Exercise prompt: Quote from the first line below through the line that contains "const trendOil = [22.1, null, null, null, null, null, 14.9];", both included, and leave the pictures out.

Material provided:
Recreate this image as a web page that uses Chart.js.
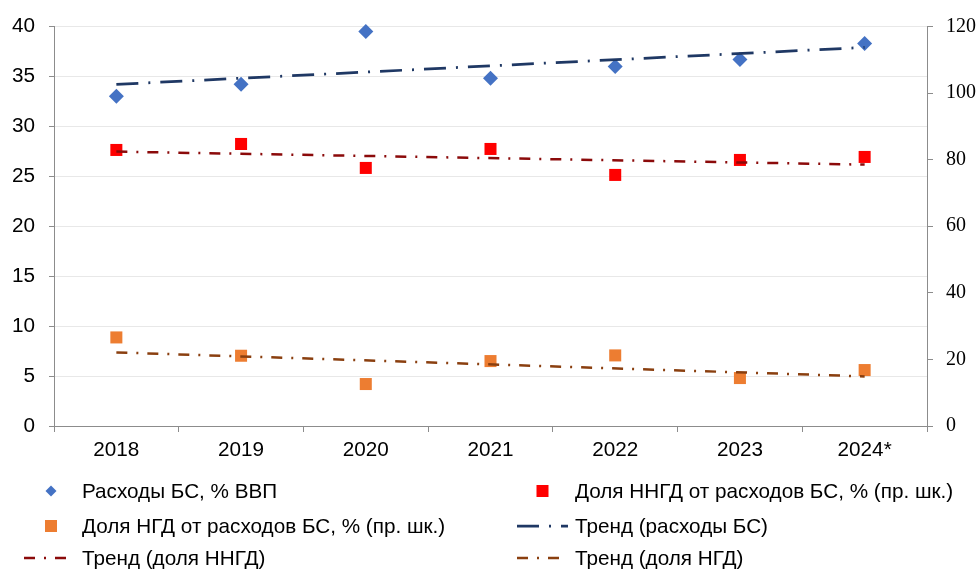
<!DOCTYPE html>
<html lang="ru">
<head>
<meta charset="utf-8">
<title>Расходы БС</title>
<script src="https://cdn.jsdelivr.net/npm/chart.js@4.4.1/dist/chart.umd.min.js"></script>
<style>
  html, body { margin: 0; padding: 0; background: #fff; overflow: hidden; width: 980px; height: 569px; }
  #wrap { position: relative; width: 980px; height: 569px; }
  #chart { position: absolute; left: 0; top: 0; }
  #legend { position: absolute; left: 0; top: 0; width: 980px; height: 569px; pointer-events: none;
            font-family: "Liberation Sans", Arial, sans-serif; font-size: 20.7px; color: #000; }
  .lg-item { position: absolute; height: 30px; width: 490px; }
  .lg-item svg { position: absolute; top: 0; }
  .lg-item span { position: absolute; top: 0; line-height: 30px; white-space: nowrap; }
</style>
</head>
<body>
<div id="wrap">
  <canvas id="chart" width="980" height="569"></canvas>
  <div id="legend"></div>
</div>
<script>
// Categories (years; 2024 is an estimate)
const categories = ['2018', '2019', '2020', '2021', '2022', '2023', '2024*'];

// Budget system spending, % of GDP (left axis)
const spendingGdp = [33.0, 34.2, 39.5, 34.8, 36.0, 36.7, 38.3];
// Share of non-oil-and-gas revenue in spending, % (right axis)
const nonOilShare = [82.9, 84.7, 77.5, 83.2, 75.4, 79.9, 80.8];
// Share of oil-and-gas revenue in spending, % (right axis)
const oilShare = [26.6, 21.1, 12.6, 19.5, 21.2, 14.4, 16.8];

// Linear trends: start and end values, straight line between them
const trendSpending = [34.2, null, null, null, null, null, 37.9];
const trendNonOil = [82.4, null, null, null, null, null, 78.5];
const trendOil = [22.1, null, null, null, null, null, 14.9];

// Axis tick labels
const leftTicks = [0, 5, 10, 15, 20, 25, 30, 35, 40];
const rightTicks = [0, 20, 40, 60, 80, 100, 120];

// Legend / series names
const seriesNames = [
  'Расходы БС, % ВВП',
  'Доля ННГД от расходов БС, % (пр. шк.)',
  'Доля НГД от расходов БС, % (пр. шк.)',
  'Тренд (расходы БС)',
  'Тренд (доля ННГД)',
  'Тренд (доля НГД)'
];

const SANS = '"Liberation Sans", Arial, sans-serif';
const SERIF = '"Liberation Serif", "Times New Roman", serif';
const AXIS = '#8c8c8c';

const markerSet = (name, values, axis, color, style, radius) => ({
  label: name, data: values, yAxisID: axis, showLine: false, order: 2, clip: false,
  pointStyle: style, pointRadius: radius, pointHoverRadius: radius,
  backgroundColor: color, borderColor: color, pointBorderWidth: 0
});
const trendSet = (name, values, axis, color, width, dash) => ({
  label: name, data: values, yAxisID: axis, spanGaps: true, order: 1,
  borderColor: color, backgroundColor: color, borderWidth: width,
  borderDash: dash, borderCapStyle: 'butt', pointRadius: 0, pointHoverRadius: 0, fill: false
});

const datasets = [
  markerSet(seriesNames[0], spendingGdp, 'y', '#4472C4', 'rectRot', 7.5),
  markerSet(seriesNames[1], nonOilShare, 'y1', '#FF0000', 'rect', 8.5),
  markerSet(seriesNames[2], oilShare, 'y1', '#ED7D31', 'rect', 8.5),
  trendSet(seriesNames[3], trendSpending, 'y', '#1F3864', 2.75, [22, 10, 2, 10]),
  trendSet(seriesNames[4], trendNonOil, 'y1', '#8B0A0A', 2.5, [11, 9, 2, 9]),
  trendSet(seriesNames[5], trendOil, 'y1', '#8A3F0F', 2.5, [11, 9, 2, 9])
];

const fixTicks = values => scale => { scale.ticks = values.map(v => ({ value: v })); };

const chart = new Chart(document.getElementById('chart'), {
  type: 'line',
  data: { labels: categories, datasets },
  options: {
    responsive: false,
    animation: false,
    events: [],
    layout: { padding: { top: 23, left: 0, right: 0, bottom: 0 } },
    plugins: { legend: { display: false }, tooltip: { enabled: false } },
    scales: {
      x: {
        offset: true,
        grid: { offset: true, drawOnChartArea: false, drawTicks: true, tickLength: 6, tickColor: AXIS, lineWidth: 1 },
        border: { color: AXIS, width: 1 },
        ticks: { color: '#000', font: { family: SANS, size: 20.7 }, padding: 6, maxRotation: 0, autoSkip: false },
        afterFit: s => { s.height = 143; }
      },
      y: {
        position: 'left', min: 0, max: 40,
        afterBuildTicks: fixTicks(leftTicks),
        grid: { color: '#e8e8e8', lineWidth: 1, drawTicks: true, tickLength: 5, tickColor: AXIS },
        border: { color: AXIS, width: 1 },
        ticks: { color: '#000', font: { family: SANS, size: 20.7 }, padding: 14 },
        afterFit: s => { s.width = 54; }
      },
      y1: {
        position: 'right', min: 0, max: 120,
        afterBuildTicks: fixTicks(rightTicks),
        grid: { drawOnChartArea: false, drawTicks: true, tickLength: 6, tickColor: AXIS },
        border: { color: AXIS, width: 1 },
        ticks: { color: '#000', font: { family: SERIF, size: 20 }, padding: 13 },
        afterFit: s => { s.width = 53; }
      }
    }
  }
});

// Two-column legend under the plot
const legendSlots = [
  { slot: 24, text: 82, y: 476 },
  { slot: 517, text: 575, y: 476 },
  { slot: 24, text: 82, y: 511 },
  { slot: 517, text: 575, y: 511 },
  { slot: 24, text: 82, y: 543 },
  { slot: 517, text: 575, y: 543 }
];
const NS = 'http://www.w3.org/2000/svg';
const legendEl = document.getElementById('legend');
datasets.forEach((ds, i) => {
  const pos = legendSlots[i];
  const item = document.createElement('div');
  item.className = 'lg-item';
  item.style.left = '0px';
  item.style.top = pos.y + 'px';
  const svg = document.createElementNS(NS, 'svg');
  const w = i % 2 === 0 ? 44 : 51;
  svg.setAttribute('width', w);
  svg.setAttribute('height', 30);
  svg.style.left = pos.slot + 'px';
  const cx = w / 2 + (i === 0 || i === 2 ? 5 : 0);
  if (ds.showLine === false) {
    if (ds.pointStyle === 'rectRot') {
      const p = document.createElementNS(NS, 'polygon');
      const r = 5.5;
      p.setAttribute('points', `${cx - r},15 ${cx},${15 - r} ${cx + r},15 ${cx},${15 + r}`);
      p.setAttribute('fill', ds.backgroundColor);
      svg.appendChild(p);
    } else {
      const s = document.createElementNS(NS, 'rect');
      s.setAttribute('x', cx - 6); s.setAttribute('y', 9);
      s.setAttribute('width', 12); s.setAttribute('height', 12);
      s.setAttribute('fill', ds.backgroundColor);
      svg.appendChild(s);
    }
  } else {
    const l = document.createElementNS(NS, 'line');
    l.setAttribute('x1', 0); l.setAttribute('x2', w);
    l.setAttribute('y1', 15); l.setAttribute('y2', 15);
    l.setAttribute('stroke', ds.borderColor);
    l.setAttribute('stroke-width', ds.borderWidth);
    l.setAttribute('stroke-dasharray', ds.borderDash.join(' '));
    svg.appendChild(l);
  }
  const span = document.createElement('span');
  span.textContent = ds.label;
  span.style.left = pos.text + 'px';
  item.appendChild(svg);
  item.appendChild(span);
  legendEl.appendChild(item);
});
</script>
</body>
</html>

Exercise response:
Recreate this image as a web page that uses Chart.js.
<!DOCTYPE html>
<html lang="ru">
<head>
<meta charset="utf-8">
<title>Расходы БС</title>
<script src="https://cdn.jsdelivr.net/npm/chart.js@4.4.1/dist/chart.umd.min.js"></script>
<style>
  html, body { margin: 0; padding: 0; background: #fff; overflow: hidden; width: 980px; height: 569px; }
  #wrap { position: relative; width: 980px; height: 569px; }
  #chart { position: absolute; left: 0; top: 0; }
  #legend { position: absolute; left: 0; top: 0; width: 980px; height: 569px; pointer-events: none;
            font-family: "Liberation Sans", Arial, sans-serif; font-size: 20.7px; color: #000; }
  .lg-item { position: absolute; height: 30px; width: 490px; }
  .lg-item svg { position: absolute; top: 0; }
  .lg-item span { position: absolute; top: 0; line-height: 30px; white-space: nowrap; }
</style>
</head>
<body>
<div id="wrap">
  <canvas id="chart" width="980" height="569"></canvas>
  <div id="legend"></div>
</div>
<script>
// Categories (years; 2024 is an estimate)
const categories = ['2018', '2019', '2020', '2021', '2022', '2023', '2024*'];

// Budget system spending, % of GDP (left axis)
const spendingGdp = [33.0, 34.2, 39.5, 34.8, 36.0, 36.7, 38.3];
// Share of non-oil-and-gas revenue in spending, % (right axis)
const nonOilShare = [82.9, 84.7, 77.5, 83.2, 75.4, 79.9, 80.8];
// Share of oil-and-gas revenue in spending, % (right axis)
const oilShare = [26.6, 21.1, 12.6, 19.5, 21.2, 14.4, 16.8];

// Linear trends: start and end values, straight line between them
const trendSpending = [34.2, null, null, null, null, null, 37.9];
const trendNonOil = [82.4, null, null, null, null, null, 78.5];
const trendOil = [22.1, null, null, null, null, null, 14.9];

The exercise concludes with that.